## The problem
Transcribe all of the material exactly, except for its pictures.

## Information supplied
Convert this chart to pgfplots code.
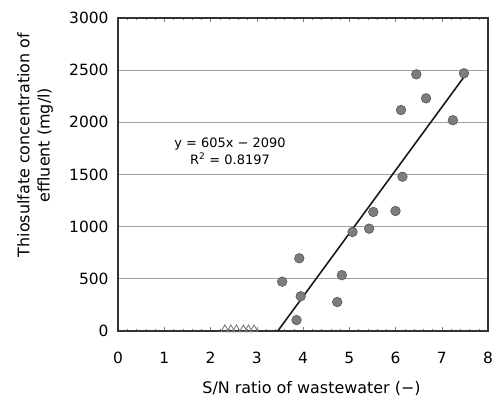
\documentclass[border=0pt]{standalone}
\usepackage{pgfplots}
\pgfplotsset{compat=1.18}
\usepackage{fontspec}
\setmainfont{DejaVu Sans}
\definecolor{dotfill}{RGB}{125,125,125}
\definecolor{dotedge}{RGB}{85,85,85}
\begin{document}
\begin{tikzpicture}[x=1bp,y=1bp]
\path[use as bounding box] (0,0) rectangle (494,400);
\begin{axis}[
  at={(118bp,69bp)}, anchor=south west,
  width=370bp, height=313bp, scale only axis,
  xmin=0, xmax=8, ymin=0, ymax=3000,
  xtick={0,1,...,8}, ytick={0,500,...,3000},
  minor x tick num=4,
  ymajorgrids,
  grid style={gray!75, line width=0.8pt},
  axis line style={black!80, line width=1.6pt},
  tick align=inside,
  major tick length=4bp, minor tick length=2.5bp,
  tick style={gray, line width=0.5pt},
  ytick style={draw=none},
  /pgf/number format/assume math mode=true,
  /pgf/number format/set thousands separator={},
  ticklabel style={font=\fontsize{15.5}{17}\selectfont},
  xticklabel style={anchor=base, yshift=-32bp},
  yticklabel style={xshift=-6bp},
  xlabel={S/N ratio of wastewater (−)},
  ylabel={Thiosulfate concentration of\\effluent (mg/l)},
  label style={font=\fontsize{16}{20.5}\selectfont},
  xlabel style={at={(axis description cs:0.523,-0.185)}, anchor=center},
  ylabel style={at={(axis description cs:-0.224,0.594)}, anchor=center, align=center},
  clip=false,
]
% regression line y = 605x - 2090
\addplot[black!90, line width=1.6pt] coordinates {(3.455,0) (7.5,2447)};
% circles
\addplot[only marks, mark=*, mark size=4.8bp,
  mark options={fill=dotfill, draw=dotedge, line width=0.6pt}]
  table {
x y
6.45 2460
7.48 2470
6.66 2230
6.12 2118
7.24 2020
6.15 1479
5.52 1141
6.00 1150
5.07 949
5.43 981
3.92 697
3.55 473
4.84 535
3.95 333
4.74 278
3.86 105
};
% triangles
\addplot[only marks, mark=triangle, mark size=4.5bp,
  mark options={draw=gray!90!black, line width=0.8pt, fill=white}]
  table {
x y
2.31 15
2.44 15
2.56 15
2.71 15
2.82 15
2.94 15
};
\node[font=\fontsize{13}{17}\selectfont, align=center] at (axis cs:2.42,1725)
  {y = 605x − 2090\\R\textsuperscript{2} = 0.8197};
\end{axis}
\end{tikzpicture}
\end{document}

## Result of this exercise
Convert this chart to pgfplots code.
\documentclass[border=0pt]{standalone}
\usepackage{pgfplots}
\pgfplotsset{compat=1.18}
\usepackage{fontspec}
\setmainfont{DejaVu Sans}
\definecolor{dotfill}{RGB}{125,125,125}
\definecolor{dotedge}{RGB}{85,85,85}
\begin{document}
\begin{tikzpicture}[x=1bp,y=1bp]
\path[use as bounding box] (0,0) rectangle (494,400);
\begin{axis}[
  at={(118bp,69bp)}, anchor=south west,
  width=370bp, height=313bp, scale only axis,
  xmin=0, xmax=8, ymin=0, ymax=3000,
  xtick={0,1,...,8}, ytick={0,500,...,3000},
  minor x tick num=4,
  ymajorgrids,
  grid style={gray!75, line width=0.8pt},
  axis line style={black!80, line width=1.6pt},
  tick align=inside,
  major tick length=4bp, minor tick length=2.5bp,
  tick style={gray, line width=0.5pt},
  ytick style={draw=none},
  /pgf/number format/assume math mode=true,
  /pgf/number format/set thousands separator={},
  ticklabel style={font=\fontsize{15.5}{17}\selectfont},
  xticklabel style={anchor=base, yshift=-32bp},
  yticklabel style={xshift=-6bp},
  xlabel={S/N ratio of wastewater (−)},
  ylabel={Thiosulfate concentration of\\effluent (mg/l)},
  label style={font=\fontsize{16}{20.5}\selectfont},
  xlabel style={at={(axis description cs:0.523,-0.185)}, anchor=center},
  ylabel style={at={(axis description cs:-0.224,0.594)}, anchor=center, align=center},
  clip=false,
]
% regression line y = 605x - 2090
\addplot[black!90, line width=1.6pt] coordinates {(3.455,0) (7.5,2447)};
% circles
\addplot[only marks, mark=*, mark size=4.8bp,
  mark options={fill=dotfill, draw=dotedge, line width=0.6pt}]
  table {
x y
6.45 2460
7.48 2470
6.66 2230
6.12 2118
7.24 2020
6.15 1479
5.52 1141
6.00 1150
5.07 949
5.43 981
3.92 697
3.55 473
4.84 535
3.95 333
4.74 278
3.86 105
};
% triangles
\addplot[only marks, mark=triangle, mark size=4.5bp,
  mark options={draw=gray!90!black, line width=0.8pt, fill=white}]
  table {
x y
2.31 15
2.44 15
2.56 15
2.71 15
2.82 15
2.94 15
};
\node[font=\fontsize{13}{17}\selectfont, align=center] at (axis cs:2.42,1725)
  {y = 605x − 2090\\R\textsuperscript{2} = 0.8197};
\end{axis}
\end{tikzpicture}
\end{document}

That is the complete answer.